The first problem is said to invite the children’s exploration of issues pertaining to free-will, determinism and moral responsibility. The second problem is said to invite them to appreciate the different status of matters of empirical fact and of value.
The first problem supposedly serves to alert children to the different moral status humans have relative to animals as result of their possessing free-will. Animals are not morally accountable because determined by their natures. By contrast, humans are morally accountable because what they do is not determined by their natures.
The second problem supposedly alerts children to the subjectivity of matters of value in contrast with the objectivity of matters of empirical fact. Whilst it can be an objective matter of fact that two paintings have been painted by the same artist, it can never be an objective matter of fact any given painting or other object is more beautiful than others. Always and only being in the mind of the beholder, beauty is always a subjective matter about which there is no objective right or wrong.
What, you might by now be asking, is wrong about any of this. The answer is plenty.
Consider the fable first. Fables are fabrications about animals that are intended to convey moral lessons: that is, lessons that pertain to what is right and wrong in human conduct. In the case of that fable about the scorpion and the frog, its intended moral lesson is that people should never trust the assurances of those who are known to be vicious by nature, for despite their assurances they can always be relied on to break their word, even when doing so is detrimental to their own welfare.
It positively confuses the issue to substitute humans for animals in fables then, for this suggests that, as they stand, fables do not contain any moral lessons for humans. That is to miss their whole point. Moreover, so far as philosophy is concerned, the relevant issue is whether human beings are, as they think they are, genuinely different from animals in truly being morally accountable because uniquely possessed of free-will.
The entire way children are reportedly being invited to think about the fable serves to preclude them from being able to consider the genuine philosophical question at issue here. They are being fobbed off with pre-philosophical common sense masqueraded to them as philosophical insight, whereas the whole purpose of philosophy is to challenge the deliverances of pre-reflective common-sense.
As to what children were being invited to consider in relation to the paintings, it is wholly improper for it to be suggested to them that, because people can be wrong in claiming one thing to be more beautiful than others, it follows all such evaluative matters are subjective rather than objective as matters of empirical fact are.
Maybe all four paintings are all as beautiful as each other, or that the one picked out as being the most beautiful isn’t. That a judgment involves the making of some evaluation, therefore, does not establish that it is a purely subjective matter about which there is and can be no objective right or wrong.

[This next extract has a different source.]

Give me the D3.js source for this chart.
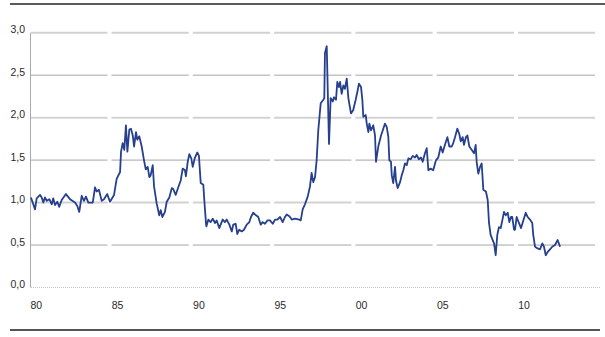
<!DOCTYPE html>
<html>
<head>
<meta charset="utf-8">
<script src="https://cdn.jsdelivr.net/npm/d3@7"></script>
<style>
  body { margin: 0; background: #fff; }
  svg { display: block; }
  .tickLabel { font-family: "Liberation Sans", Arial, sans-serif; font-size: 10.5px; fill: #2a2a2a; }
</style>
</head>
<body>
<div id="chart"></div>
<script>
// Decimal year of each point
const years = [
  1980.17, 1980.42, 1980.52, 1980.73, 1980.83, 1980.93, 1981.03, 1981.14, 1981.30, 1981.45,
  1981.54, 1981.65, 1981.79, 1981.91, 1982.06, 1982.32, 1982.57, 1982.88, 1983.02, 1983.14,
  1983.29, 1983.43, 1983.55, 1983.70, 1983.97, 1984.11, 1984.21, 1984.35, 1984.52, 1984.66,
  1984.86, 1985.03, 1985.28, 1985.44, 1985.65, 1985.71, 1985.81, 1985.91, 1986.01, 1986.10,
  1986.22, 1986.32, 1986.43, 1986.51, 1986.63, 1986.71, 1986.83, 1986.98, 1987.12, 1987.23,
  1987.35, 1987.45, 1987.53, 1987.66, 1987.74, 1987.90, 1988.06, 1988.15, 1988.25, 1988.41,
  1988.52, 1988.68, 1988.83, 1988.92, 1989.07, 1989.23, 1989.38, 1989.50, 1989.64, 1989.70,
  1989.81, 1989.91, 1990.03, 1990.12, 1990.24, 1990.40, 1990.50, 1990.61, 1990.77, 1990.83,
  1990.94, 1990.96, 1991.08, 1991.22, 1991.35, 1991.49, 1991.59, 1991.75, 1991.96, 1992.10,
  1992.21, 1992.37, 1992.52, 1992.61, 1992.76, 1992.86, 1992.98, 1993.13, 1993.27, 1993.44,
  1993.60, 1993.70, 1993.84, 1994.01, 1994.15, 1994.30, 1994.42, 1994.56, 1994.71, 1994.87,
  1995.04, 1995.18, 1995.32, 1995.49, 1995.65, 1995.79, 1995.90, 1996.06, 1996.21, 1996.41,
  1996.67, 1996.76, 1996.88, 1997.02, 1997.19, 1997.33, 1997.43, 1997.53, 1997.64, 1997.74,
  1997.84, 1997.99, 1998.15, 1998.21, 1998.25, 1998.36, 1998.50, 1998.60, 1998.73, 1998.81,
  1998.93, 1999.01, 1999.11, 1999.18, 1999.28, 1999.38, 1999.48, 1999.59, 1999.69, 1999.85,
  1999.99, 2000.14, 2000.26, 2000.34, 2000.47, 2000.55, 2000.61, 2000.76, 2000.82, 2000.92,
  2000.98, 2001.08, 2001.22, 2001.33, 2001.39, 2001.53, 2001.70, 2001.84, 2001.94, 2002.05,
  2002.15, 2002.21, 2002.31, 2002.36, 2002.45, 2002.56, 2002.62, 2002.72, 2002.87, 2002.97,
  2003.07, 2003.17, 2003.28, 2003.38, 2003.52, 2003.65, 2003.79, 2003.89, 2004.03, 2004.16,
  2004.26, 2004.40, 2004.51, 2004.61, 2004.75, 2004.91, 2005.08, 2005.22, 2005.37, 2005.49,
  2005.63, 2005.78, 2005.90, 2006.05, 2006.14, 2006.25, 2006.39, 2006.51, 2006.60, 2006.72,
  2006.80, 2006.92, 2007.01, 2007.13, 2007.28, 2007.42, 2007.52, 2007.58, 2007.68, 2007.79,
  2007.89, 2007.99, 2008.15, 2008.26, 2008.34, 2008.44, 2008.54, 2008.65, 2008.75, 2008.85,
  2008.95, 2009.06, 2009.16, 2009.26, 2009.37, 2009.49, 2009.59, 2009.69, 2009.77, 2009.88,
  2009.94, 2010.04, 2010.18, 2010.31, 2010.45, 2010.60, 2010.72, 2010.86, 2011.00, 2011.06,
  2011.17, 2011.33, 2011.48, 2011.62, 2011.72, 2011.83, 2011.95, 2012.09, 2012.23, 2012.40,
  2012.56, 2012.71
];

const values = [
  1.06, 0.92, 1.05, 1.09, 1.06, 1.00, 1.06, 1.02, 1.04, 0.98,
  1.05, 0.97, 1.01, 0.95, 1.03, 1.10, 1.04, 1.00, 0.96, 0.89,
  1.08, 1.02, 1.07, 1.00, 1.00, 1.18, 1.13, 1.15, 1.02, 1.04,
  1.10, 1.01, 1.09, 1.28, 1.36, 1.60, 1.70, 1.62, 1.91, 1.60,
  1.86, 1.87, 1.79, 1.66, 1.83, 1.74, 1.78, 1.66, 1.50, 1.39,
  1.42, 1.30, 1.32, 1.44, 1.19, 0.99, 0.85, 0.91, 0.83, 0.89,
  1.01, 1.06, 1.17, 1.16, 1.09, 1.18, 1.26, 1.40, 1.38, 1.31,
  1.48, 1.57, 1.52, 1.42, 1.52, 1.59, 1.55, 1.23, 1.21, 1.03,
  0.74, 0.72, 0.80, 0.77, 0.81, 0.76, 0.79, 0.70, 0.80, 0.77,
  0.80, 0.74, 0.66, 0.74, 0.75, 0.63, 0.68, 0.66, 0.68, 0.74,
  0.77, 0.83, 0.88, 0.85, 0.83, 0.74, 0.77, 0.75, 0.79, 0.79,
  0.75, 0.80, 0.80, 0.83, 0.77, 0.83, 0.86, 0.84, 0.80, 0.81,
  0.80, 0.79, 0.92, 0.98, 1.07, 1.19, 1.35, 1.24, 1.30, 1.50,
  1.85, 2.17, 2.21, 2.23, 2.76, 2.84, 1.69, 2.23, 2.19, 2.24,
  2.21, 2.42, 2.36, 2.42, 2.28, 2.38, 2.34, 2.46, 2.23, 2.05,
  2.09, 2.21, 2.32, 2.40, 2.36, 2.21, 2.01, 2.03, 1.93, 1.83,
  1.93, 1.85, 1.91, 1.79, 1.48, 1.66, 1.79, 1.87, 1.93, 1.89,
  1.77, 1.50, 1.48, 1.32, 1.23, 1.42, 1.26, 1.17, 1.24, 1.32,
  1.38, 1.46, 1.44, 1.52, 1.51, 1.55, 1.53, 1.56, 1.51, 1.53,
  1.48, 1.58, 1.64, 1.38, 1.40, 1.38, 1.50, 1.53, 1.66, 1.59,
  1.68, 1.77, 1.66, 1.66, 1.70, 1.77, 1.87, 1.81, 1.72, 1.77,
  1.68, 1.77, 1.79, 1.66, 1.62, 1.58, 1.68, 1.48, 1.34, 1.42,
  1.46, 1.15, 1.13, 1.03, 0.76, 0.62, 0.57, 0.52, 0.38, 0.62,
  0.71, 0.70, 0.79, 0.89, 0.85, 0.88, 0.77, 0.83, 0.83, 0.68,
  0.68, 0.83, 0.76, 0.70, 0.79, 0.88, 0.83, 0.80, 0.76, 0.62,
  0.48, 0.46, 0.45, 0.52, 0.48, 0.38, 0.42, 0.45, 0.48, 0.50,
  0.56, 0.48
];

const yTicks = [0, 0.5, 1.0, 1.5, 2.0, 2.5, 3.0];
const xTickYears = [1980, 1985, 1990, 1995, 2000, 2005, 2010];
const xTickLabels = ['80', '85', '90', '95', '00', '05', '10'];

const data = years.map((y, i) => ({ year: y, value: values[i] }));

const width = 605, height = 337;
const axisLeft = 31, gridRight = 595;

const svg = d3.select('#chart')
  .append('svg')
  .attr('width', width)
  .attr('height', height);

// Scales
const x = d3.scaleLinear()
  .domain([1980, 2015])
  .range([28.2, 597.3]);

const y = d3.scaleLinear()
  .domain([0, 3])
  .range([287.5, 32.7]);

// Top and bottom rules
svg.append('line')
  .attr('x1', 10).attr('x2', 605)
  .attr('y1', 4).attr('y2', 4)
  .attr('stroke', '#222').attr('stroke-width', 1.5);

svg.append('line')
  .attr('x1', 10).attr('x2', 600)
  .attr('y1', 330).attr('y2', 330)
  .attr('stroke', '#555').attr('stroke-width', 2);

// Gridlines, broken at every five-year boundary
const bounds = xTickYears.concat([2015]);
const grid = svg.append('g');
yTicks.filter(t => t > 0).forEach(t => {
  const major = Math.round(t * 10) % 10 === 0;
  for (let i = 0; i < bounds.length - 1; i++) {
    const x0 = i === 0 ? axisLeft : x(bounds[i]) + 2;
    const x1 = i === bounds.length - 2 ? gridRight : x(bounds[i + 1]) - 2;
    grid.append('line')
      .attr('x1', x0).attr('x2', x1)
      .attr('y1', y(t)).attr('y2', y(t))
      .attr('stroke', major ? '#d2d2d2' : '#a6a6a6')
      .attr('stroke-width', major ? 2 : 1);
  }
});

// Baseline (dotted) and left axis
svg.append('line')
  .attr('x1', axisLeft).attr('x2', 600)
  .attr('y1', y(0)).attr('y2', y(0))
  .attr('stroke', '#c8c8c8').attr('stroke-width', 1)
  .attr('stroke-dasharray', '1,1');

svg.append('line')
  .attr('x1', axisLeft - 0.5).attr('x2', axisLeft - 0.5)
  .attr('y1', y(3)).attr('y2', y(0))
  .attr('stroke', '#aaa').attr('stroke-width', 1);

// Y labels
const fmt = d3.format('.1f');
svg.append('g')
  .selectAll('text')
  .data(yTicks)
  .join('text')
  .attr('class', 'tickLabel')
  .attr('x', 25)
  .attr('y', d => y(d) + 0.5)
  .attr('text-anchor', 'end')
  .text(d => fmt(d).replace('.', ','));

// X labels, centred in the middle of the year
svg.append('g')
  .selectAll('text')
  .data(xTickYears)
  .join('text')
  .attr('class', 'tickLabel')
  .attr('x', d => x(d + 0.5))
  .attr('y', 309)
  .attr('text-anchor', 'middle')
  .text((d, i) => xTickLabels[i]);

// The line
svg.append('path')
  .datum(data)
  .attr('fill', 'none')
  .attr('stroke', '#263f8e')
  .attr('stroke-width', 1.8)
  .attr('stroke-linejoin', 'round')
  .attr('d', d3.line()
    .x(d => x(d.year))
    .y(d => y(d.value)));
</script>
</body>
</html>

Indeed, if one takes people not paintings, it seems downright perverse to suggest that some are not and cannot be any more beautiful than others, and that the greater beauty of those who are more beautiful is not an objective matter of fact. The genuine philosophical puzzle, here, is how there can be such objectivity in relation to such evaluative matters, given they are not empirically decidable in ways non-evaluative judgements are.
Again, what the children were being invited to consider was not a genuinely philosophical issue. Moreover, they were being fobbed off with falsehood presented to them as philosophical insight.
None of this would matter much, save that, in such non-philosophy being allowed to be fobbed off as the genuine article, philosophy will be come to be thought of as being trivial and something any fool can do. So conceived, it can safely be allowed to wither on the academic vine, for failure of its true import to be appreciated.
There is a place for philosophy in schools, especially if children are to be made to stay on there until eighteen. But the primary stage is not the place for it. Nor is it is to be purveyed in schools through discussion of the sorts of issue through which it is currently being bogusly claimed to be purveyed there.

1 comments on “More Corruption of the Curriculum”

  1. Things were better when an ordinary Christian ethics were handed down without undue fuss or fervour; when Bible stories bore the burden of such teaching and other fables were left to work unconsciously. It is only now, when society has been divided into helpless atoms by endless immigration, that we have this anxious, ignorant, inadequate moralising. And nobody listens. It’s a farce. Those with vigorous moral home lives will ignore it as piffle. Those without will have no purchase upon it.